Apparently Rootkits are a major problem in the linux world. Unlike viruses, you are much more likely to be infected without realising that you even have a problem. The purpose of this document is twofold:

  1. Check for existing infection
  2. Protect against future infection

If you are unsure what a Rootkit is, then please read the Rootkit Wikipedia page before continuing.


This is how I checked and protected against rootkits and is not how I would recommend that anyone else should do so.

Step 1: rkhunter

I suggest you visit the rkhunter website at:

$ sudo apt-get install rkhunter
$ sudo rkhunter --upgrade
$ sudo rkhunter --checkall --createlogfile

Read the output and take corrective action as required.

Step 2: chkrootkit

I suggest you visit the chkrootkit website at:

In particular, the FAQS would suggest that you shouldn’t trust the chkrootkit to use the commands on your system, bearing in mind that you suspect that they might be compromised; I chose not to take this additional precaution - you should make your decision based on the exposure of your server to the Internet and your assessment of the likelihood of your having a rootkit.

$ sudo apt-get install chkrootkit
$ sudo chkrootkit

Step 4: tripwire

Tripwire creates a database of your system files and then tracks any changes to them.

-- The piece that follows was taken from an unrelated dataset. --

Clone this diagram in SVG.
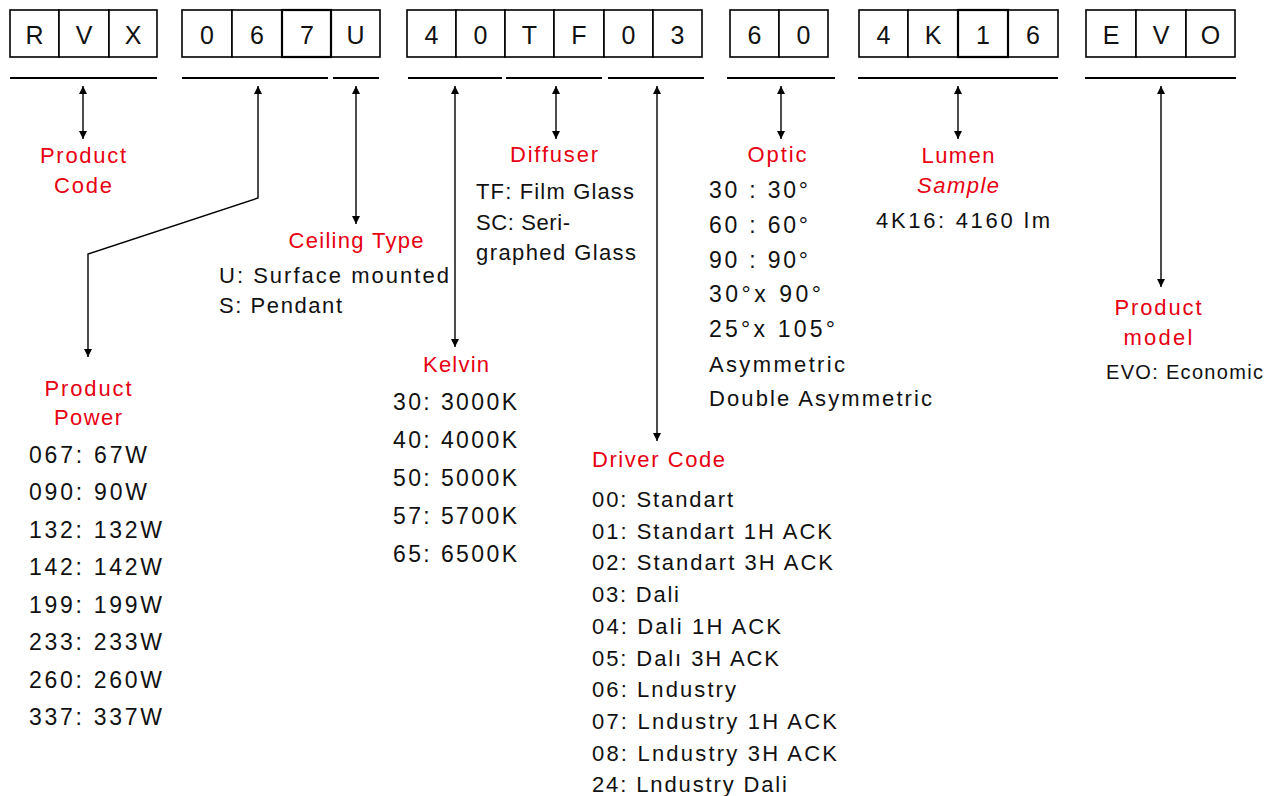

$ sudo apt-get install tripwire

Follow all the prompts, which will require you to create a Site Key Pass-phrase and a Local key Pass-phrase. Next we need to create the database:

$ sudo tripwire --init
Wrote database file: /var/lib/tripwire/
The database was successfully generated.

Next we run a first check:

$ sudo tripwire --check

This will doubtless come back with far more information than you really want. For example I received loads of lines about “/proc/PIDNO/”.